Louise Frydman

Everything went very quickly for Louise Frydman, like a whirlwind. From her first exhibition, success and collectors were there and since then she has traveled the world from project to project. So we had to catch her on the fly, between Paris and Prague to come back with her on this beautiful adventure, to evoke this work on the intimate that she pursues relentlessly, between ceramics and photography. A nice meeting, a very Parisian rainy morning, in a Germanopratin hotel bar.

Louise, was it with a photography exhibition that we first discovered your work six or seven years ago?
It’s true, it seems to me both so close and so far away! After my studies at Penninghen I was looking for myself a bit and I decided to go to New York to do a photography school. Very quickly I made my first exhibition at the Baxter Gallery on a subject that was dear to me, a place that was becoming a ghost, the apartment of my grandparents, the one in which my father had grown up and which they left at that time. It was a place out of time and I wanted to keep track of it. I called this series Plein Silence.
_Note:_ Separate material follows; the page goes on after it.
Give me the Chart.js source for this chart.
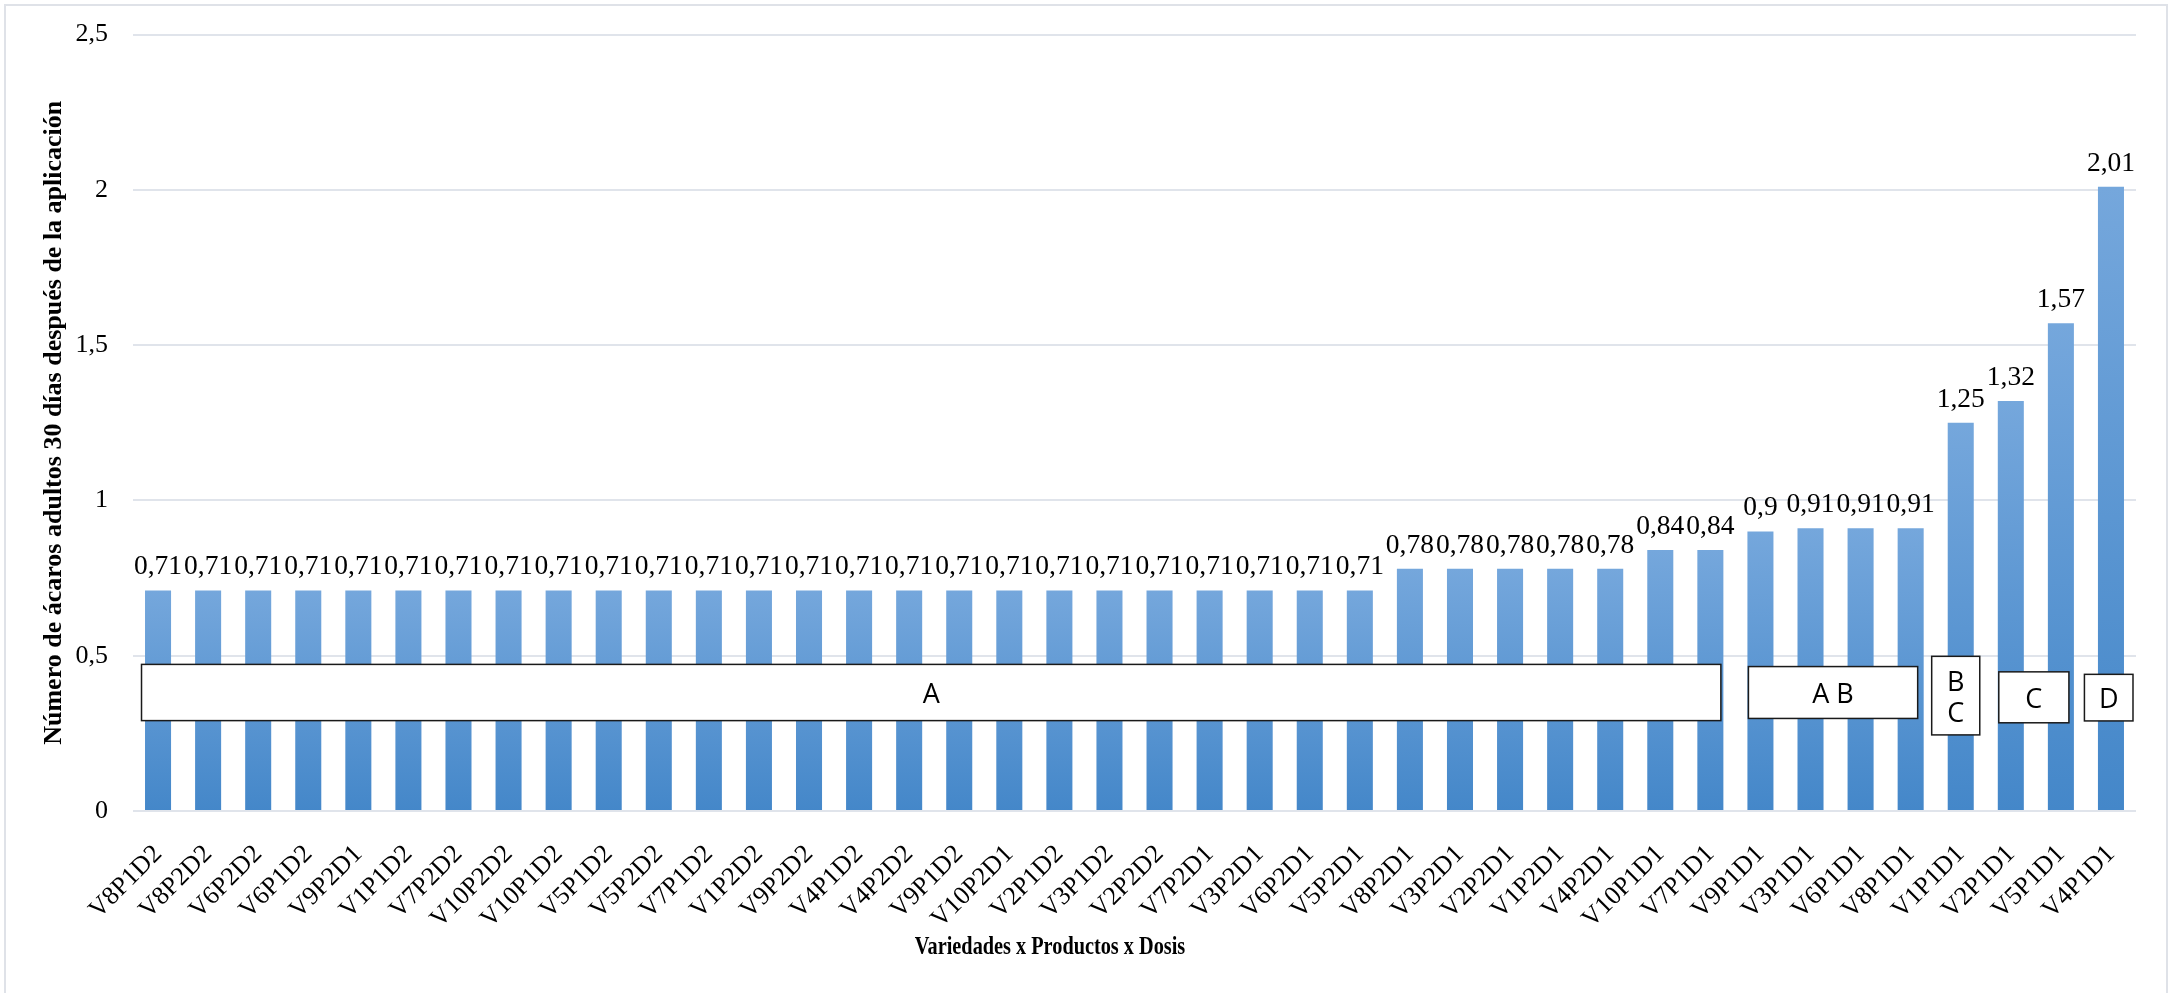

And some time later we find you with a ceramic work?
With the photo, we flutter, we track, maybe I needed to anchor myself, in the earth precisely, by working with ceramics. I started to create mobiles and immediately I had the chance that Amélie du Chalard asked me to make an installation 17 meters long made up of hundreds of ceramic pieces for an exhibition at the Hôtel de Croisilles. in the Marais.